What did they say? That intermittent fasting and basically lowering blood sugar seems to slow/prevent tumor growth? Whats wrong with that?


It is used. Very very successfully. And you are being incredibly naive thinking that governments and big corporations want people to actually get cured of their diseases for good within 30 days. Also one of the absolute best things a diabetic person can do is fast. It's quite sad the amount of misinformation you managed to condense into one HN comment.


Please don't do this sort of flamewar on HN. We've had to ask you this before.


You are wrong and you should feel bad. This is such a garbage statement. Anyone reading this who is dealing with or has a loved one dealing with cancer, don't listen to this non-sense. If this type of statement had truth to it, we would be all over it. The relationship between nutritional state and cancer is complex and it is dangerous to make blanket statements like this. Chemotherapy consistently works, that's why we use it.


> You are wrong and you should feel bad

Attacking someone like this will get you banned here regardless of how right you are. In particular, please don't use internet shaming tropes on this site. There are many ways to correct misinformation civilly and substantively; please use those instead.

https://news.ycombinator.com/newsguidelines.html


OK, sorry about that. Thanks for the pointer!


Nature Medicine paper here : https://www.nature.com/articles/s41591-018-0135-2

"Sequestration of T cells in bone marrow is therefore a tumor-adaptive mode of T cell dysfunction, whose reversal may constitute a promising immunotherapeutic adjunct."


(from the second image)

"Duke scientists discovered an abundance of missing T-cells trapped within the bone marrow."

"an abundance of missing"

I know everyone makes mistakes, but I can't even fathom writing this sentence and thinking it sounded good


I guess it sounds alright to me? I didn't read the article, so I might be missing the context, but it sounds like there were fewer T-cells than they thought there should be, and they found that a bunch of them were in the bone marrow when they didn't expect it.


Oh... yeah that makes sense now. Very confusing wording though. I thought that they were ONLY saying "there were a lot less T-cells in the bone marrow."

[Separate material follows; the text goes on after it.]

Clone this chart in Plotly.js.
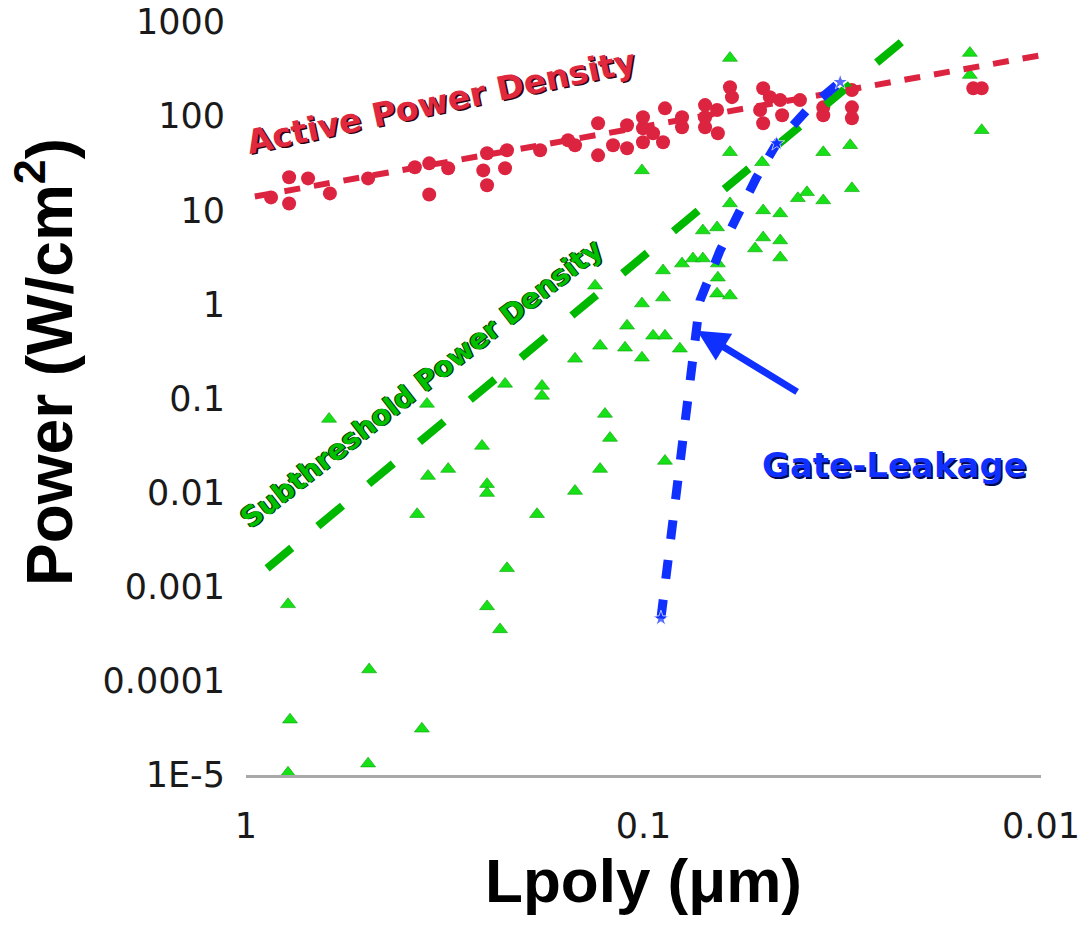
<!DOCTYPE html>
<html>
<head>
<meta charset="utf-8">
<script src="https://cdn.plot.ly/plotly-3.0.1.min.js"></script>
<style>
  html, body { margin: 0; padding: 0; background: #ffffff; }
  #chart { width: 1086px; height: 929px; }
</style>
</head>
<body>
<div id="chart"></div>
<script>
// Active power density measurements (Lpoly in um, power in W/cm^2)
const activeL = [0.865, 0.779, 0.779, 0.698, 0.615, 0.493, 0.376, 0.346, 0.346, 0.310,
  0.2475, 0.2205, 0.253, 0.223, 0.2475, 0.182, 0.1487, 0.1548, 0.1301, 0.1301,
  0.1193, 0.110, 0.110, 0.1003, 0.1003, 0.1003, 0.0946, 0.0893, 0.0883, 0.0800,
  0.0800, 0.0700, 0.0700, 0.0700, 0.0653, 0.0650, 0.0599, 0.0606, 0.0500, 0.0481,
  0.0509, 0.0500, 0.0453, 0.0448, 0.0404, 0.0353, 0.0353, 0.0299, 0.0299, 0.0299,
  0.0148, 0.0141];
const activeP = [13.7, 22.4, 11.8, 21.8, 15.1, 21.8, 28.6, 31.5, 14.7, 27.9,
  40.3, 43.4, 26.5, 27.9, 18.4, 43.4, 49.0, 55.4, 84.0, 38.3,
  49.0, 80.0, 45.5, 97.3, 74.3, 52.7, 65.7, 52.7, 121, 97.3,
  76.2, 131, 97.3, 76.2, 116, 65.7, 159, 203, 198, 159,
  116, 84.0, 148, 102, 148, 124, 102, 189, 124, 95.0,
  198, 198];

// Subthreshold power density measurements
const subL = [0.0606, 0.0151, 0.0151, 0.0141, 0.0302, 0.0353, 0.0606, 0.1009, 0.0503, 0.0299,
  0.0388, 0.0409, 0.0353, 0.0606, 0.0500, 0.0453, 0.0653, 0.0709, 0.0500, 0.0453,
  0.0524, 0.0453, 0.0893, 0.0800, 0.0751, 0.0709, 0.0650, 0.0650, 0.0653, 0.0606,
  0.0893, 0.1009, 0.110, 0.0946, 0.0883, 0.1286, 0.1113, 0.1009, 0.0810, 0.1487,
  0.125, 0.1214, 0.0883, 0.1286, 0.1487, 0.618, 0.3505, 0.223, 0.180, 0.180,
  0.1324, 0.2548, 0.3484, 0.310, 0.2475, 0.2475, 0.371, 0.1853, 0.2205, 0.784,
  0.2475, 0.2296, 0.490, 0.775, 0.361, 0.493, 0.784];
const subP = [414, 468, 273, 70.8, 49.0, 41.3, 41.3, 26.5, 32.3, 17.1,
  15.5, 13.4, 12.7, 11.8, 9.95, 9.25, 6.56, 6.09, 5.13, 4.77,
  3.92, 3.14, 2.29, 2.71, 3.07, 3.07, 2.71, 1.92, 1.30, 1.24,
  1.18, 1.02, 0.593, 0.464, 0.464, 0.363, 0.346, 0.271, 0.338, 0.264,
  0.0685, 0.0380, 0.0217, 0.0178, 0.0104, 0.0606, 0.0876, 0.143, 0.136, 0.1066,
  1.58, 0.0313, 0.0150, 0.0178, 0.0123, 0.00988, 0.0059, 0.0059, 0.00157, 6.5e-4,
  6.18e-4, 3.52e-4, 1.32e-4, 3.87e-5, 3.10e-5, 1.32e-5, 1.055e-5];

// Power-law trend lines
const activeFitL = [0.95, 0.0101];
const activeFitP = [14.0, 440];
const subFitL = [0.885, 0.0195];
const subFitP = [0.00157, 1000];

// Gate-leakage trend
const gateL = [0.0904, 0.0810, 0.0721, 0.0642, 0.0521, 0.0462, 0.0388, 0.0320];
const gateP = [4.6e-4, 0.0165, 1.095, 3.73, 21.8, 51.4, 116, 230];

// Axis ticks
const xTickVals = [1, 0.1, 0.01];
const xTickText = ['1', '0.1', '0.01'];
const yTickVals = [1e-5, 1e-4, 1e-3, 1e-2, 0.1, 1, 10, 100, 1000];
const yTickText = ['1E-5', '0.0001', '0.001', '0.01', '0.1', '1', '10', '100', '1000'];

const RED = '#dc2440';
const GREEN_PT = '#16e016';
const GREEN_LN = '#00b800';
const BLUE = '#1030ff';

const traces = [
  {
    x: subL, y: subP, type: 'scatter', mode: 'markers',
    marker: { symbol: 'triangle-up', size: 13, color: GREEN_PT,
              line: { color: '#0aa00a', width: 0.6 } },
    hoverinfo: 'x+y'
  },
  {
    x: activeL, y: activeP, type: 'scatter', mode: 'markers',
    marker: { symbol: 'circle', size: 14, color: RED, line: { width: 0 } },
    hoverinfo: 'x+y'
  },
  {
    x: subFitL, y: subFitP, type: 'scatter', mode: 'lines',
    line: { color: GREEN_LN, width: 8, dash: '32px,34px' },
    hoverinfo: 'skip'
  },
  {
    x: activeFitL, y: activeFitP, type: 'scatter', mode: 'lines',
    line: { color: RED, width: 6, dash: '16px,14px' },
    hoverinfo: 'skip'
  },
  {
    x: gateL, y: gateP, type: 'scatter', mode: 'lines+markers',
    line: { color: BLUE, width: 9, dash: '19px,21px' },
    marker: { symbol: 'star', color: BLUE, size: [12, 0, 0, 0, 0, 12, 0, 12] },
    hoverinfo: 'x+y'
  }
];

const tickFont = { family: 'DejaVu Sans, sans-serif', size: 35, color: '#1a1a1a' };
const labelFamily = 'DejaVu Sans, sans-serif';
const boldFamily = 'Liberation Sans, Arial, sans-serif';

const layout = {
  width: 1086,
  height: 929,
  margin: { l: 246, r: 45, t: 22, b: 154 },
  paper_bgcolor: '#ffffff',
  plot_bgcolor: '#ffffff',
  showlegend: false,
  xaxis: {
    type: 'log',
    range: [0, -2],
    tickvals: xTickVals,
    ticktext: xTickText,
    ticks: '',
    ticklabelstandoff: 18,
    tickfont: tickFont,
    showgrid: false,
    zeroline: false,
    showline: true,
    linecolor: '#a8a8a8',
    linewidth: 3,
    title: { text: 'Lpoly (\u03bcm)', font: { family: boldFamily, size: 62, color: '#000', weight: 'bold' }, standoff: 0 }
  },
  yaxis: {
    type: 'log',
    range: [-5, 3],
    tickvals: yTickVals,
    ticktext: yTickText,
    ticks: '',
    ticklabelstandoff: 20,
    tickfont: tickFont,
    showgrid: false,
    zeroline: false,
    showline: false
  },
  annotations: [
    {
      xref: 'paper', yref: 'paper', x: -0.252, y: 0.548,
      xanchor: 'center', yanchor: 'middle',
      text: 'Power (W/cm<sup>2</sup>)', showarrow: false, textangle: -90,
      font: { family: boldFamily, size: 64, color: '#000', weight: 'bold' }
    },
    {
      xref: 'paper', yref: 'paper', x: 0.2453, y: 0.8938,
      xanchor: 'center', yanchor: 'middle',
      text: 'Active Power Density', showarrow: false, textangle: -12,
      font: { family: labelFamily, size: 33, color: '#e0283e', weight: 'bold',
              shadow: '1.5px 1.5px 0px #2a0010' }
    },
    {
      xref: 'paper', yref: 'paper', x: 0.2214, y: 0.5193,
      xanchor: 'center', yanchor: 'middle',
      text: 'Subthreshold Power Density', showarrow: false, textangle: -38,
      font: { family: labelFamily, size: 28, color: '#00c000', weight: 'bold',
              shadow: '1px 1px 0px #002800, -1px -1px 0px #004000' }
    },
    {
      xref: 'paper', yref: 'paper', x: 0.8151, y: 0.4117,
      xanchor: 'center', yanchor: 'middle',
      text: 'Gate-Leakage', showarrow: false,
      font: { family: labelFamily, size: 34, color: BLUE, weight: 'bold',
              shadow: '1.5px 1.5px 0px #000850' }
    },
    {
      xref: 'x', yref: 'y', x: Math.log10(0.0733), y: Math.log10(0.525),
      text: ' ', showarrow: true, ax: 103, ay: 63,
      arrowcolor: BLUE, arrowwidth: 7, arrowhead: 2, arrowsize: 0.9
    }
  ]
};

Plotly.newPlot('chart', traces, layout, { staticPlot: true, displayModeBar: false });
</script>
</body>
</html>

I would have said: "Increased T-cells were found trapped in the bone marrow, a possible explanation for the decreased T-cells in the brain."

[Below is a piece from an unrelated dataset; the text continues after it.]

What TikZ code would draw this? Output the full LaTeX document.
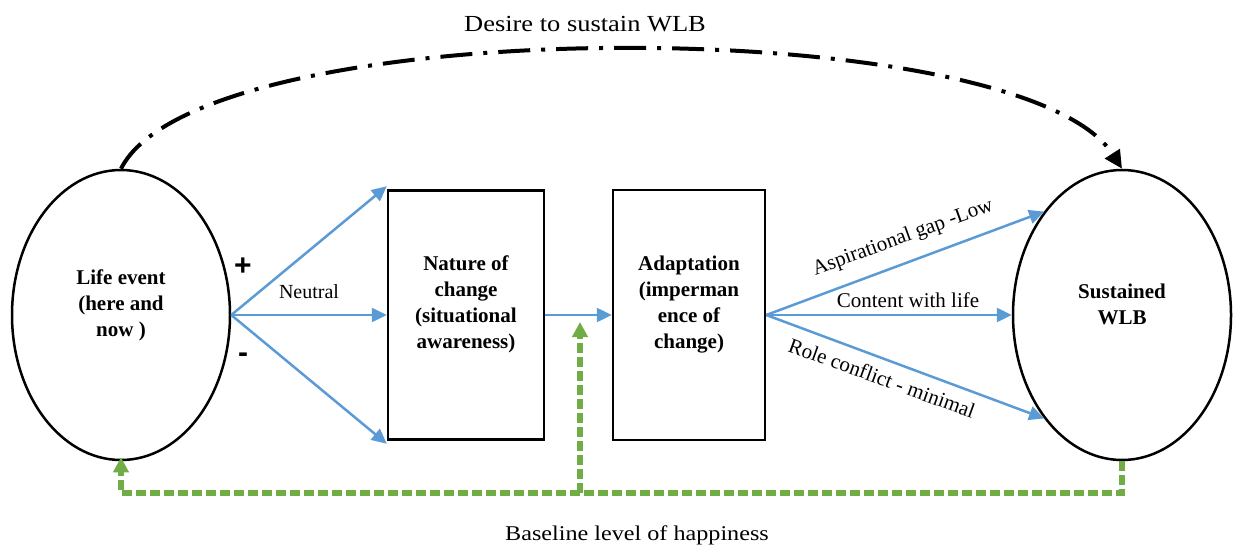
\documentclass[tikz,border=0pt]{standalone}
\usepackage{fontspec}
\setmainfont{Liberation Serif}
\setsansfont{Liberation Sans}
\usepackage{graphicx}
\usetikzlibrary{arrows.meta,shapes.geometric}
\definecolor{blu}{HTML}{5B9BD5}
\definecolor{grn}{HTML}{70AD47}
\begin{document}
\begin{tikzpicture}[x=1pt,y=-1pt,
  oval/.style={draw,line width=2.5pt,ellipse,minimum width=218pt,minimum height=290pt,inner sep=0pt},
  boxnode/.style={draw,line width=2.5pt,rectangle,inner sep=0pt},
  btxt/.style={font=\fontsize{21}{26}\selectfont\bfseries,align=center,inner sep=0pt},
  lbl/.style={font=\fontsize{21}{25}\selectfont,inner sep=0pt},
  sgn/.style={font=\fontsize{30}{30}\selectfont\sffamily\bfseries,inner sep=0pt},
  barrow/.style={draw=blu,line width=2.5pt,-{Triangle[length=15pt,width=14pt]}},
  garrow/.style={draw=grn,line width=5.5pt,dash pattern=on 10pt off 4pt,-{Triangle[length=15pt,width=15pt]}},
  dasharrow/.style={draw=black,line width=4pt,dash pattern=on 32pt off 11pt on 4pt off 11pt,-{Triangle[length=18pt,width=17pt]}}
]
\useasboundingbox (0,0) rectangle (1233,548);

% main shapes
\node[oval] (le) at (121,315) {};
\node[oval] (re) at (1122,315) {};
\node[boxnode,minimum width=156pt,minimum height=249pt] (b1) at (466,315) {};
\node[boxnode,minimum width=152pt,minimum height=250pt] (b2) at (689,315) {};

% texts in shapes
\node[btxt] (t1) at (121,305) {Life event\\(here and\\now )};
\node[btxt] (t2) at (466,304) {Nature of\\change\\(situational\\awareness)};
\node[btxt] (t3) at (689,305) {Adaptation\\(imperman\\ence of\\change)};
\node[btxt] (t4) at (1122,304) {Sustained\\WLB};

% signs and labels
\node[sgn] (plus) at (243,267) {+};
\node[sgn] (minus) at (243,358) {-};
\node[lbl,font=\fontsize{20}{24}\selectfont] (neutral) at (309,292) {Neutral};
\node[lbl,rotate=20] (asp) at (903,238) {Aspirational gap -Low};
\node[lbl] (cont) at (908,300) {Content with life};
\node[lbl,rotate=-20] (role) at (882,378) {Role conflict - minimal};
\node[lbl,font=\fontsize{23}{26}\selectfont] (desire) at (585,24) {\scalebox{1.15}[1]{Desire to sustain WLB}};
\node[lbl,font=\fontsize{21}{25}\selectfont] (base) at (637,535) {\scalebox{1.15}[1]{Baseline level of happiness}};

% blue arrows
\draw[barrow] (le.east) -- ([yshift=3pt]b1.north west);
\draw[barrow] (le.east) -- (b1.west);
\draw[barrow] (le.east) -- ([yshift=-3pt]b1.south west);
\draw[barrow] (b1.east) -- (b2.west);
\draw[barrow] (b2.east) -- (re.127);
\draw[barrow] (b2.east) -- (re.west);
\draw[barrow] (b2.east) -- (re.233);

% top dash-dot curve
\draw[dasharrow] (le.north) .. controls (200,10) and (1020,10) .. (re.north);

% green feedback
\coordinate (gb) at (0,493);
\coordinate (gm) at (580,322);
\draw[garrow] (re.south) -- (re.south |- gb) -- (le.south |- gb) -- ([yshift=4pt]le.south);
\draw[garrow] (gm |- gb) -- (gm);
\end{tikzpicture}
\end{document}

I opened my closet to look for my boots and there they were: gone!


Gone! Where?


I think it reads fine, especially in context. It could be restated, "The missing T-cells were discovered, in abundance, trapped within the bone marrow."


I think they mean they found, in the bone marrow, an abundance of the missing T-cells (missing from the brain?)


Abundance of cells. This is a properly formed English sentence.


It reads ok to me (English speaker).

The T cells were missing from the brain and the rest of the body because they were trapped in the bone marrow.


Is it possible that glioblastoma cancer is a result of two different dysfunctions? The glioblastoma tumor in the brain, and an unrelated sequestration of T cells in the bone marrow?

The abstract states that the loss of S1P1 is tumor imposed, but not having access to the paper, I don't know what they mean by that.